Please give the entries again in full and exactly, without any picture.

==================================================

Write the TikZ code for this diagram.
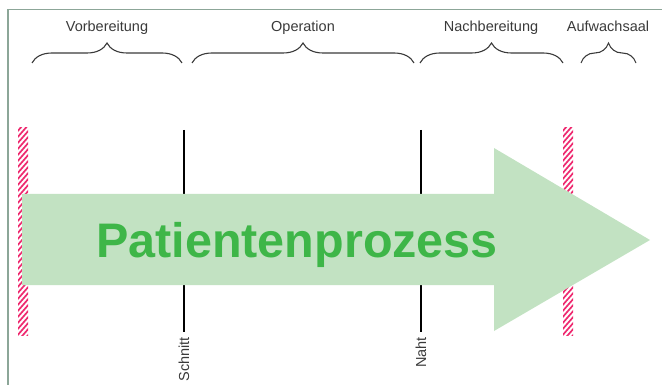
\documentclass[tikz,border=0pt]{standalone}
\usepackage{fontspec}
\setmainfont{Liberation Sans}
\usetikzlibrary{decorations.pathreplacing}
\definecolor{arrowgreen}{RGB}{194,226,194}
\definecolor{textgreen}{RGB}{62,182,72}
\definecolor{hatchpink}{RGB}{238,42,112}
\definecolor{framegray}{RGB}{140,166,152}
\definecolor{labelgray}{RGB}{58,58,58}
\tikzset{
    phasenode/.style = {font=\fontsize{14.5}{14.5}\selectfont, text=labelgray, anchor=base, inner sep=0pt},
    marknode/.style = {font=\fontsize{14.5}{14.5}\selectfont, text=labelgray, rotate=90, anchor=east, inner sep=0pt},
    bracen/.style = {decorate, decoration={brace,amplitude=20pt}, line width=1.1pt, draw=labelgray},
    cutline/.style = {line width=1.8pt, black},
    hatchline/.style = {line width=1.7pt, hatchpink},
    framen/.style = {line width=1.5pt, framegray},
    bignode/.style = {font=\fontsize{48.5}{48.5}\selectfont\bfseries, text=textgreen, anchor=base, inner sep=0pt}
}

\begin{document}
\begin{tikzpicture}[x=1pt,y=1pt]
  \useasboundingbox (0,-385) rectangle (662,0);
  \draw[framen] (8,-385) -- (8,-9.5) -- (662,-9.5);

  % phases
  \node[phasenode] (vor) at (107,-32) {Vorbereitung};
  \node[phasenode] (op) at (303,-32) {Operation};
  \node[phasenode] (nach) at (491,-32) {Nachbereitung};
  \node[phasenode] (auf) at (608,-32) {Aufwachsaal};

  \coordinate (vorA) at (32,-63);  \coordinate (vorB) at (182,-63);
  \coordinate (opA) at (192,-63);  \coordinate (opB) at (414,-63);
  \coordinate (nachA) at (420,-63); \coordinate (nachB) at (563,-63);
  \coordinate (aufA) at (581,-63);  \coordinate (aufB) at (636,-63);
  \draw[bracen] (vorA) -- (vorB);
  \draw[bracen] (opA) -- (opB);
  \draw[bracen] (nachA) -- (nachB);
  \draw[bracen] (aufA) -- (aufB);

  % hatched limits
  \foreach \x in {18,563}{
    \begin{scope}
      \clip (\x,-128) rectangle ++(10,-207);
      \foreach \y in {0,6,...,228}
        \draw[hatchline] (\x-2,-349+\y) -- ++(14,16);
    \end{scope}
  }

  % cut and suture
  \node[marknode] (schnitt) at (184,-337) {Schnitt};
  \node[marknode] (naht) at (421,-337) {Naht};
  \coordinate (schnittTop) at (184,-130);
  \coordinate (nahtTop) at (421,-130);
  \draw[cutline] (schnittTop) -- ([yshift=5pt]schnitt.east);
  \draw[cutline] (nahtTop) -- ([yshift=5pt]naht.east);

  % process arrow
  \fill[arrowgreen] (22,-194) -- (494,-194) -- (494,-148) -- (650,-240)
    -- (494,-331) -- (494,-285) -- (22,-285) -- cycle;
  \node[bignode] (proz) at (297,-258) {Patientenprozess};
\end{tikzpicture}
\end{document}
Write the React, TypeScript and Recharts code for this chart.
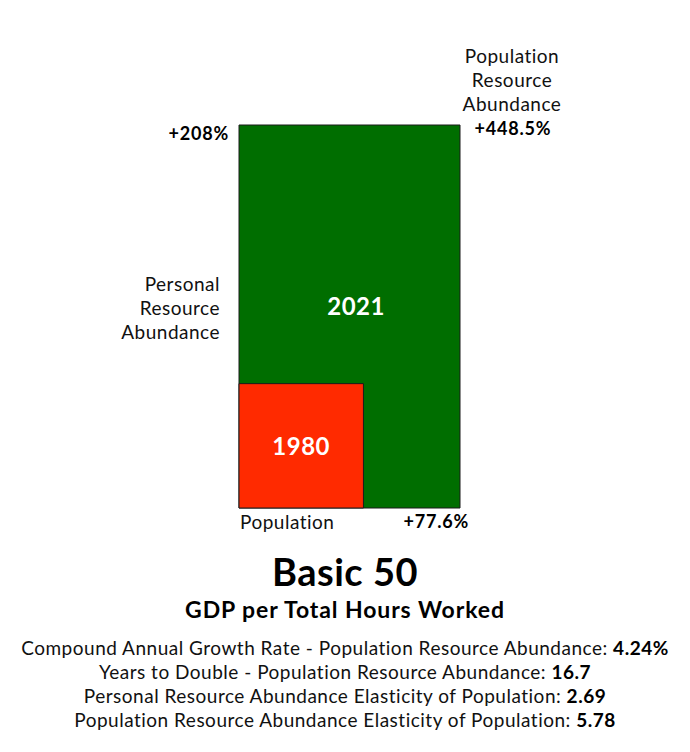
import React from 'react';
import { ComposedChart, XAxis, YAxis, ReferenceArea } from 'recharts';

// ratios 2021 / 1980
const populationRatio = 1.776;
const personalRatio = 3.08;
const baseRatio = 1;

const years = ['1980', '2021'];
const axisLabels = ['Population', 'Personal Resource Abundance', 'Population Resource Abundance'];
const changeLabels = ['+77.6%', '+208%', '+448.5%'];

const title = 'Basic 50';
const subtitle = 'GDP per Total Hours Worked';
const stats = [
  { label: 'Compound Annual Growth Rate - Population Resource Abundance: ', value: '4.24%' },
  { label: 'Years to Double - Population Resource Abundance: ', value: '16.7' },
  { label: 'Personal Resource Abundance Elasticity of Population: ', value: '2.69' },
  { label: 'Population Resource Abundance Elasticity of Population: ', value: '5.78' },
];

const FONT = 'Lato, "Open Sans", sans-serif';
const GREEN = '#006e00';
const RED = '#ff2a00';

const GreenLabels = (props: any) => {
  const { x, y, width, height } = props.viewBox;
  const right = x + width;
  const bottom = y + height;
  return (
    <g fontFamily={FONT}>
      <text x={x + width * 0.53} y={y + height * 0.47} textAnchor="middle" dominantBaseline="central"
        fill="#fff" fontSize={24} fontWeight={700} letterSpacing={0.5}>{years[1]}</text>
      <text x={x - 10} y={y + 8} textAnchor="end" dominantBaseline="central"
        fill="#000" fontSize={18} fontWeight={700} letterSpacing={0.8}>{changeLabels[1]}</text>
      {['Personal', 'Resource', 'Abundance'].map((w, i) => (
        <text key={w} x={x - 19} y={y + 158 + i * 24} textAnchor="end" dominantBaseline="central"
          fill="#111" fontSize={19} letterSpacing={0.5}>{w}</text>
      ))}
      <text x={x + 1} y={bottom + 13} textAnchor="start" dominantBaseline="central"
        fill="#111" fontSize={19} letterSpacing={0.5}>{axisLabels[0]}</text>
      <text x={right + 9} y={bottom + 13} textAnchor="end" dominantBaseline="central"
        fill="#000" fontSize={18} fontWeight={700} letterSpacing={0.8}>{changeLabels[0]}</text>
      {['Population', 'Resource', 'Abundance'].map((w, i) => (
        <text key={w + 'p'} x={right + 52} y={y - 70 + i * 24} textAnchor="middle" dominantBaseline="central"
          fill="#111" fontSize={19} letterSpacing={0.5}>{w}</text>
      ))}
      <text x={right + 53} y={y + 3} textAnchor="middle" dominantBaseline="central"
        fill="#000" fontSize={18} fontWeight={700} letterSpacing={0.8}>{changeLabels[2]}</text>
    </g>
  );
};

const RedLabel = (props: any) => {
  const { x, y, width, height } = props.viewBox;
  return (
    <text x={x + width / 2} y={y + height / 2} textAnchor="middle" dominantBaseline="central"
      fill="#fff" fontSize={24} fontWeight={700} letterSpacing={0.5} fontFamily={FONT}>{years[0]}</text>
  );
};

const App: React.FC = () => {
  return (
    <div style={{ position: 'absolute', left: 0, top: 0, width: 690, height: 752, background: '#fff', fontFamily: FONT }}>
      <ComposedChart width={690} height={545} data={[{ x: 0, y: 0 }]}
        margin={{ top: 125, right: 230, left: 239, bottom: 37 }}>
        <XAxis type="number" dataKey="x" domain={[0, populationRatio]} allowDataOverflow hide />
        <YAxis type="number" dataKey="y" domain={[0, personalRatio]} allowDataOverflow hide />
        <ReferenceArea x1={0} x2={populationRatio} y1={0} y2={personalRatio}
          fill={GREEN} fillOpacity={1} stroke="#1a1a1a" strokeWidth={1} ifOverflow="visible"
          label={<GreenLabels />} />
        <ReferenceArea x1={0} x2={baseRatio} y1={0} y2={baseRatio}
          fill={RED} fillOpacity={1} stroke="#1a1a1a" strokeWidth={1} ifOverflow="visible"
          label={<RedLabel />} />
      </ComposedChart>
      <div style={{ position: 'absolute', top: 548, left: 0, width: 690, textAlign: 'center', fontSize: 38, fontWeight: 700, color: '#000', lineHeight: '46px', letterSpacing: 0.5 }}>
        {title}
      </div>
      <div style={{ position: 'absolute', top: 595, left: 0, width: 690, textAlign: 'center', fontSize: 23, fontWeight: 700, color: '#000', lineHeight: '28px', letterSpacing: 0.9 }}>
        {subtitle}
      </div>
      <div style={{ position: 'absolute', top: 636, left: 0, width: 690, textAlign: 'center', fontSize: 19, color: '#111', lineHeight: '24px', letterSpacing: 0.5 }}>
        {stats.map((s) => (
          <div key={s.label}>
            {s.label}<b style={{ color: '#000' }}>{s.value}</b>
          </div>
        ))}
      </div>
    </div>
  );
};

export default App;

==================================================

RESPONSE TO THE TASK ->
Write the TikZ code for this diagram.
\documentclass[tikz,border=0pt]{standalone}
\usepackage{fontspec}
\setmainfont{Liberation Sans}
\usetikzlibrary{decorations.pathreplacing}
\definecolor{arrowgreen}{RGB}{194,226,194}
\definecolor{textgreen}{RGB}{62,182,72}
\definecolor{hatchpink}{RGB}{238,42,112}
\definecolor{framegray}{RGB}{140,166,152}
\definecolor{labelgray}{RGB}{58,58,58}
\tikzset{
    phasenode/.style = {font=\fontsize{14.5}{14.5}\selectfont, text=labelgray, anchor=base, inner sep=0pt},
    marknode/.style = {font=\fontsize{14.5}{14.5}\selectfont, text=labelgray, rotate=90, anchor=east, inner sep=0pt},
    bracen/.style = {decorate, decoration={brace,amplitude=20pt}, line width=1.1pt, draw=labelgray},
    cutline/.style = {line width=1.8pt, black},
    hatchline/.style = {line width=1.7pt, hatchpink},
    framen/.style = {line width=1.5pt, framegray},
    bignode/.style = {font=\fontsize{48.5}{48.5}\selectfont\bfseries, text=textgreen, anchor=base, inner sep=0pt}
}

\begin{document}
\begin{tikzpicture}[x=1pt,y=1pt]
  \useasboundingbox (0,-385) rectangle (662,0);
  \draw[framen] (8,-385) -- (8,-9.5) -- (662,-9.5);

  % phases
  \node[phasenode] (vor) at (107,-32) {Vorbereitung};
  \node[phasenode] (op) at (303,-32) {Operation};
  \node[phasenode] (nach) at (491,-32) {Nachbereitung};
  \node[phasenode] (auf) at (608,-32) {Aufwachsaal};

  \coordinate (vorA) at (32,-63);  \coordinate (vorB) at (182,-63);
  \coordinate (opA) at (192,-63);  \coordinate (opB) at (414,-63);
  \coordinate (nachA) at (420,-63); \coordinate (nachB) at (563,-63);
  \coordinate (aufA) at (581,-63);  \coordinate (aufB) at (636,-63);
  \draw[bracen] (vorA) -- (vorB);
  \draw[bracen] (opA) -- (opB);
  \draw[bracen] (nachA) -- (nachB);
  \draw[bracen] (aufA) -- (aufB);

  % hatched limits
  \foreach \x in {18,563}{
    \begin{scope}
      \clip (\x,-128) rectangle ++(10,-207);
      \foreach \y in {0,6,...,228}
        \draw[hatchline] (\x-2,-349+\y) -- ++(14,16);
    \end{scope}
  }

  % cut and suture
  \node[marknode] (schnitt) at (184,-337) {Schnitt};
  \node[marknode] (naht) at (421,-337) {Naht};
  \coordinate (schnittTop) at (184,-130);
  \coordinate (nahtTop) at (421,-130);
  \draw[cutline] (schnittTop) -- ([yshift=5pt]schnitt.east);
  \draw[cutline] (nahtTop) -- ([yshift=5pt]naht.east);

  % process arrow
  \fill[arrowgreen] (22,-194) -- (494,-194) -- (494,-148) -- (650,-240)
    -- (494,-331) -- (494,-285) -- (22,-285) -- cycle;
  \node[bignode] (proz) at (297,-258) {Patientenprozess};
\end{tikzpicture}
\end{document}
Write the React, TypeScript and Recharts code for this chart.
import React from 'react';
import { ComposedChart, XAxis, YAxis, ReferenceArea } from 'recharts';

// ratios 2021 / 1980
const populationRatio = 1.776;
const personalRatio = 3.08;
const baseRatio = 1;

const years = ['1980', '2021'];
const axisLabels = ['Population', 'Personal Resource Abundance', 'Population Resource Abundance'];
const changeLabels = ['+77.6%', '+208%', '+448.5%'];

const title = 'Basic 50';
const subtitle = 'GDP per Total Hours Worked';
const stats = [
  { label: 'Compound Annual Growth Rate - Population Resource Abundance: ', value: '4.24%' },
  { label: 'Years to Double - Population Resource Abundance: ', value: '16.7' },
  { label: 'Personal Resource Abundance Elasticity of Population: ', value: '2.69' },
  { label: 'Population Resource Abundance Elasticity of Population: ', value: '5.78' },
];

const FONT = 'Lato, "Open Sans", sans-serif';
const GREEN = '#006e00';
const RED = '#ff2a00';

const GreenLabels = (props: any) => {
  const { x, y, width, height } = props.viewBox;
  const right = x + width;
  const bottom = y + height;
  return (
    <g fontFamily={FONT}>
      <text x={x + width * 0.53} y={y + height * 0.47} textAnchor="middle" dominantBaseline="central"
        fill="#fff" fontSize={24} fontWeight={700} letterSpacing={0.5}>{years[1]}</text>
      <text x={x - 10} y={y + 8} textAnchor="end" dominantBaseline="central"
        fill="#000" fontSize={18} fontWeight={700} letterSpacing={0.8}>{changeLabels[1]}</text>
      {['Personal', 'Resource', 'Abundance'].map((w, i) => (
        <text key={w} x={x - 19} y={y + 158 + i * 24} textAnchor="end" dominantBaseline="central"
          fill="#111" fontSize={19} letterSpacing={0.5}>{w}</text>
      ))}
      <text x={x + 1} y={bottom + 13} textAnchor="start" dominantBaseline="central"
        fill="#111" fontSize={19} letterSpacing={0.5}>{axisLabels[0]}</text>
      <text x={right + 9} y={bottom + 13} textAnchor="end" dominantBaseline="central"
        fill="#000" fontSize={18} fontWeight={700} letterSpacing={0.8}>{changeLabels[0]}</text>
      {['Population', 'Resource', 'Abundance'].map((w, i) => (
        <text key={w + 'p'} x={right + 52} y={y - 70 + i * 24} textAnchor="middle" dominantBaseline="central"
          fill="#111" fontSize={19} letterSpacing={0.5}>{w}</text>
      ))}
      <text x={right + 53} y={y + 3} textAnchor="middle" dominantBaseline="central"
        fill="#000" fontSize={18} fontWeight={700} letterSpacing={0.8}>{changeLabels[2]}</text>
    </g>
  );
};

const RedLabel = (props: any) => {
  const { x, y, width, height } = props.viewBox;
  return (
    <text x={x + width / 2} y={y + height / 2} textAnchor="middle" dominantBaseline="central"
      fill="#fff" fontSize={24} fontWeight={700} letterSpacing={0.5} fontFamily={FONT}>{years[0]}</text>
  );
};

const App: React.FC = () => {
  return (
    <div style={{ position: 'absolute', left: 0, top: 0, width: 690, height: 752, background: '#fff', fontFamily: FONT }}>
      <ComposedChart width={690} height={545} data={[{ x: 0, y: 0 }]}
        margin={{ top: 125, right: 230, left: 239, bottom: 37 }}>
        <XAxis type="number" dataKey="x" domain={[0, populationRatio]} allowDataOverflow hide />
        <YAxis type="number" dataKey="y" domain={[0, personalRatio]} allowDataOverflow hide />
        <ReferenceArea x1={0} x2={populationRatio} y1={0} y2={personalRatio}
          fill={GREEN} fillOpacity={1} stroke="#1a1a1a" strokeWidth={1} ifOverflow="visible"
          label={<GreenLabels />} />
        <ReferenceArea x1={0} x2={baseRatio} y1={0} y2={baseRatio}
          fill={RED} fillOpacity={1} stroke="#1a1a1a" strokeWidth={1} ifOverflow="visible"
          label={<RedLabel />} />
      </ComposedChart>
      <div style={{ position: 'absolute', top: 548, left: 0, width: 690, textAlign: 'center', fontSize: 38, fontWeight: 700, color: '#000', lineHeight: '46px', letterSpacing: 0.5 }}>
        {title}
      </div>
      <div style={{ position: 'absolute', top: 595, left: 0, width: 690, textAlign: 'center', fontSize: 23, fontWeight: 700, color: '#000', lineHeight: '28px', letterSpacing: 0.9 }}>
        {subtitle}
      </div>
      <div style={{ position: 'absolute', top: 636, left: 0, width: 690, textAlign: 'center', fontSize: 19, color: '#111', lineHeight: '24px', letterSpacing: 0.5 }}>
        {stats.map((s) => (
          <div key={s.label}>
            {s.label}<b style={{ color: '#000' }}>{s.value}</b>
          </div>
        ))}
      </div>
    </div>
  );
};

export default App;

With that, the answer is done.